(MATERIAL)
—————

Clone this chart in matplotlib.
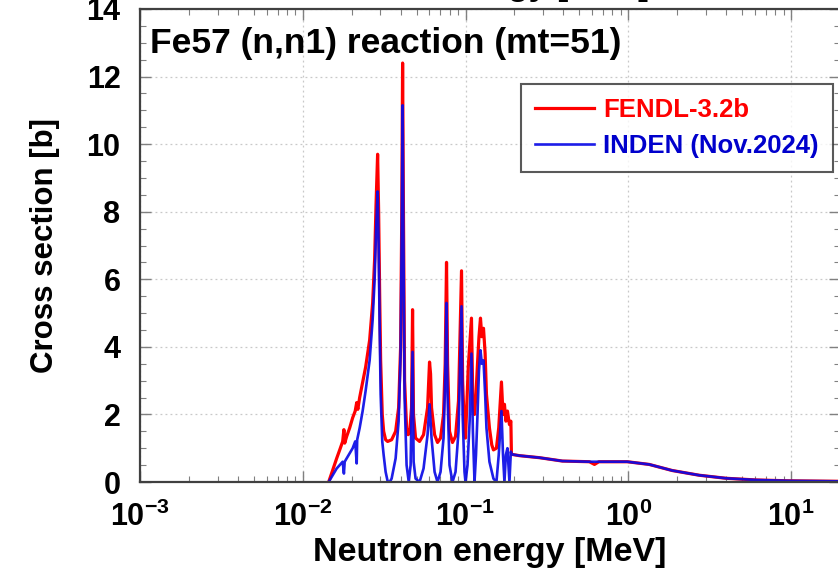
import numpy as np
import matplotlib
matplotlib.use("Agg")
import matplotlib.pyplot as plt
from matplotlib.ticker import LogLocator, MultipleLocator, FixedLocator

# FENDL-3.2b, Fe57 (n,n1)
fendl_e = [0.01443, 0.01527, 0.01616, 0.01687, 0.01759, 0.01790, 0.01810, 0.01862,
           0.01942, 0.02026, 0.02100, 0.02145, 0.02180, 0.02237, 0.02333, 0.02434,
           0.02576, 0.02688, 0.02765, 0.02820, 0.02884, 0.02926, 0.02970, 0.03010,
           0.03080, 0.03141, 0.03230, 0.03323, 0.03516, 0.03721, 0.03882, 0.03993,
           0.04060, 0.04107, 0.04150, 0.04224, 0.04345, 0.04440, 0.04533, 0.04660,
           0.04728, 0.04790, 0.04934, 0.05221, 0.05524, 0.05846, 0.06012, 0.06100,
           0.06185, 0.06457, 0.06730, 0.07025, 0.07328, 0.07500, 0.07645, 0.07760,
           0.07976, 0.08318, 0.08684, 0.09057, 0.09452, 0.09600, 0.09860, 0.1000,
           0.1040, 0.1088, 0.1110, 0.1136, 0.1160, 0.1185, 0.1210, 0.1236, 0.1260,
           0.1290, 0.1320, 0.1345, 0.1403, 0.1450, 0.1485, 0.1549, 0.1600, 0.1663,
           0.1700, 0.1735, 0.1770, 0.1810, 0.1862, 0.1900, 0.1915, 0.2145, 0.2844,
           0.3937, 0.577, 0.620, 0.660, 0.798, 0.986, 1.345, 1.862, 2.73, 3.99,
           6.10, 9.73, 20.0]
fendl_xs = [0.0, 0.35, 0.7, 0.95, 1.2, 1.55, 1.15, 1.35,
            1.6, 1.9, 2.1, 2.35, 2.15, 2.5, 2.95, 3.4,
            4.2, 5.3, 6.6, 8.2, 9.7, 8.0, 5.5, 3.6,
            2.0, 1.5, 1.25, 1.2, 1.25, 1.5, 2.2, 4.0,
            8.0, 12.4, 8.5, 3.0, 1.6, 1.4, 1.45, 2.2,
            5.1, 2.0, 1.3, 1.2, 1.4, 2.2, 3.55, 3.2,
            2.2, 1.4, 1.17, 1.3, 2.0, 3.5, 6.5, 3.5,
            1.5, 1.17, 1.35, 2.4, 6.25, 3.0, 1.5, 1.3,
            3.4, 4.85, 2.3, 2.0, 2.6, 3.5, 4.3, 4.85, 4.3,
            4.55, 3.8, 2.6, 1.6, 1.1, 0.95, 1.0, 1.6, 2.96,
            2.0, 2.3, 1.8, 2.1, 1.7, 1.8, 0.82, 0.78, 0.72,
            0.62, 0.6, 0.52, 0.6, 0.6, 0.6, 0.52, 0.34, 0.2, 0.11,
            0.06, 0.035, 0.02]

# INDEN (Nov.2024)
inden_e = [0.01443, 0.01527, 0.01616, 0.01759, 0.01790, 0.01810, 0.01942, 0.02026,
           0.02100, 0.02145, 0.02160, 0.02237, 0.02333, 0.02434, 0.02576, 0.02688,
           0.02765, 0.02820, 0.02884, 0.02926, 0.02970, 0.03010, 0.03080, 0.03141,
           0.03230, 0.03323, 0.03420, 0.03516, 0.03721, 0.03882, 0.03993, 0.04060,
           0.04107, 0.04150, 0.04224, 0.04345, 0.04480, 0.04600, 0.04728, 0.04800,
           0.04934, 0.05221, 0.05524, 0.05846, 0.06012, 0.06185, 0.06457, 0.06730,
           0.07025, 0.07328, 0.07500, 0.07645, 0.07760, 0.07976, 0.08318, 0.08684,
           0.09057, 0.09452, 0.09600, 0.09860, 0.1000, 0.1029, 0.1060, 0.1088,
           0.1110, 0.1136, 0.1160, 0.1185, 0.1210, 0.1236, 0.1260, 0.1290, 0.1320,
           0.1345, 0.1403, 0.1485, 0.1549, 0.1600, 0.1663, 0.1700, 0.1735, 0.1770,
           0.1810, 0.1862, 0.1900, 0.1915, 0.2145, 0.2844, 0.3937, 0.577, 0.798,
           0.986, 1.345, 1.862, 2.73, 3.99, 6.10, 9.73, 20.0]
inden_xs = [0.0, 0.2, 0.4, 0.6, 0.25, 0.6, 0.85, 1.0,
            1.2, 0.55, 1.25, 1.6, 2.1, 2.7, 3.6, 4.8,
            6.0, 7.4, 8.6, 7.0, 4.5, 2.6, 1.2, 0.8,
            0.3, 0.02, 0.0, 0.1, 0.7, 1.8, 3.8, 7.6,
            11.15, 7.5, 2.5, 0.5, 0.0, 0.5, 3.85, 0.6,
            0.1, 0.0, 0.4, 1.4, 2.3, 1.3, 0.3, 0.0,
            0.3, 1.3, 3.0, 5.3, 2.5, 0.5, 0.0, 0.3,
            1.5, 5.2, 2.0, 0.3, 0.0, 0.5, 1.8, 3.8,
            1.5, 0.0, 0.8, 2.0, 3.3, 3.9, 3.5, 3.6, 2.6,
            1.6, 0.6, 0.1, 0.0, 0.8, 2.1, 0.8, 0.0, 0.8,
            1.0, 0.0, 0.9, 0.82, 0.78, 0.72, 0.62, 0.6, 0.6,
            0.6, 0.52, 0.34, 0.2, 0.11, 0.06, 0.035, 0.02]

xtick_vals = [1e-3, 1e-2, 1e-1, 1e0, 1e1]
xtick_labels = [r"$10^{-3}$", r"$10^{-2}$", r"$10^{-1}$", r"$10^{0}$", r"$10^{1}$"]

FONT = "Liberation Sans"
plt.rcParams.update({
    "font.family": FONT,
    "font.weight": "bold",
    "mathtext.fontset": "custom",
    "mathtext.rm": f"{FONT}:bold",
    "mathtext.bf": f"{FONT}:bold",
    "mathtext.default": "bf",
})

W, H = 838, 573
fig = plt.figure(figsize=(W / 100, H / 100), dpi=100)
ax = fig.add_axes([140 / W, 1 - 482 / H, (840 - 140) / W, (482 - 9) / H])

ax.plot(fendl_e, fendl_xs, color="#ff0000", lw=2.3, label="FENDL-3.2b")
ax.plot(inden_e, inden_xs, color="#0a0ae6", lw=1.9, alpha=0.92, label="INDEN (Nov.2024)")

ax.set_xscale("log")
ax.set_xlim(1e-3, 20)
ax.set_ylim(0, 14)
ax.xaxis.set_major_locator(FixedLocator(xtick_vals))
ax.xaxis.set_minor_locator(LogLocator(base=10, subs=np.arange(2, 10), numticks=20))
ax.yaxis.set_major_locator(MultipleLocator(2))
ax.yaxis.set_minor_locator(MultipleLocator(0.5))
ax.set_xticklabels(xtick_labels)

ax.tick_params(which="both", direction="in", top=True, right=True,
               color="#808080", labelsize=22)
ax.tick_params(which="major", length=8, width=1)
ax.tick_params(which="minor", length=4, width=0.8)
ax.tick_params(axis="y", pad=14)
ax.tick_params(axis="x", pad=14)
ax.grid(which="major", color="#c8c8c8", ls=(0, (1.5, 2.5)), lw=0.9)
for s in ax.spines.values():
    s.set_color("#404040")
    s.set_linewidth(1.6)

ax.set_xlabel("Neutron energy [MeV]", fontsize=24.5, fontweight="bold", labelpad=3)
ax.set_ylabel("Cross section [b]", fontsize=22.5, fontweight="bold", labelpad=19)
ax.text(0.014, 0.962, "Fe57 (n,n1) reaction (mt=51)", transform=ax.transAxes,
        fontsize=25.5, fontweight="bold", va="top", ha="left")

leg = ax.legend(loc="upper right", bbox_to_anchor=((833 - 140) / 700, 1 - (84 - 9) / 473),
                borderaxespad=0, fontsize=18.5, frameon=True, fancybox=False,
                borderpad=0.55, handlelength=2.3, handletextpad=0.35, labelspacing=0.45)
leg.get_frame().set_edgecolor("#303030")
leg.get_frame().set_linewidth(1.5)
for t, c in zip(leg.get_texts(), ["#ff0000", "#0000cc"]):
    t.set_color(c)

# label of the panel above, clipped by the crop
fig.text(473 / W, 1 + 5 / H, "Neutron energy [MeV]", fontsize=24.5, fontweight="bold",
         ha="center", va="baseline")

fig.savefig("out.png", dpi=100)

—————

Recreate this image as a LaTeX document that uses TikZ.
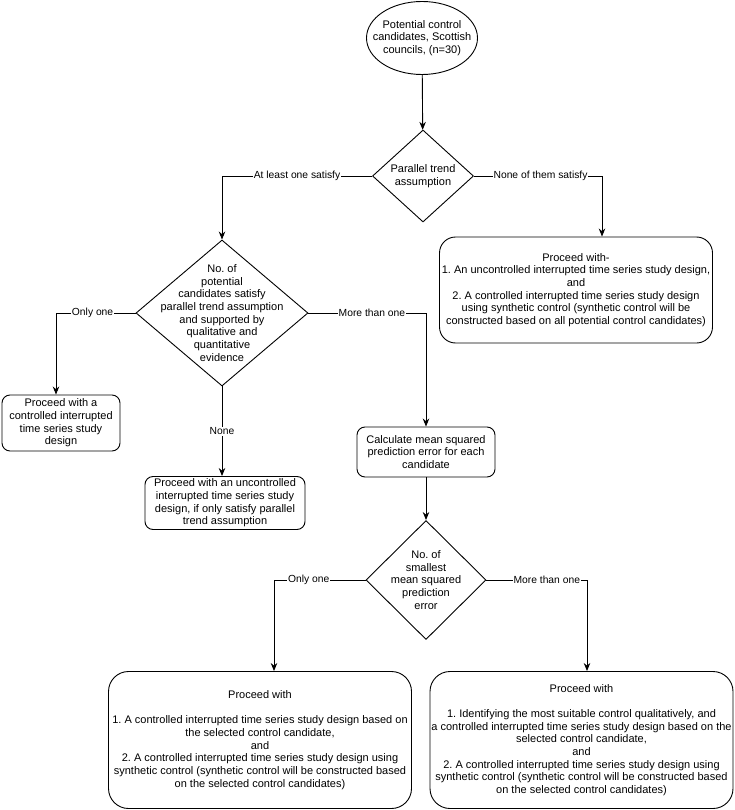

—————

(EXERCISE DESCRIPTION) Above are some records. Output exactly the lines from the one that contains "Clone this chart in matplotlib." to the one that contains "from matplotlib.ticker import", keeping both, and omit the pictures.

(WRITTEN SOLUTION)
Clone this chart in matplotlib.
import numpy as np
import matplotlib
matplotlib.use("Agg")
import matplotlib.pyplot as plt
from matplotlib.ticker import LogLocator, MultipleLocator, FixedLocator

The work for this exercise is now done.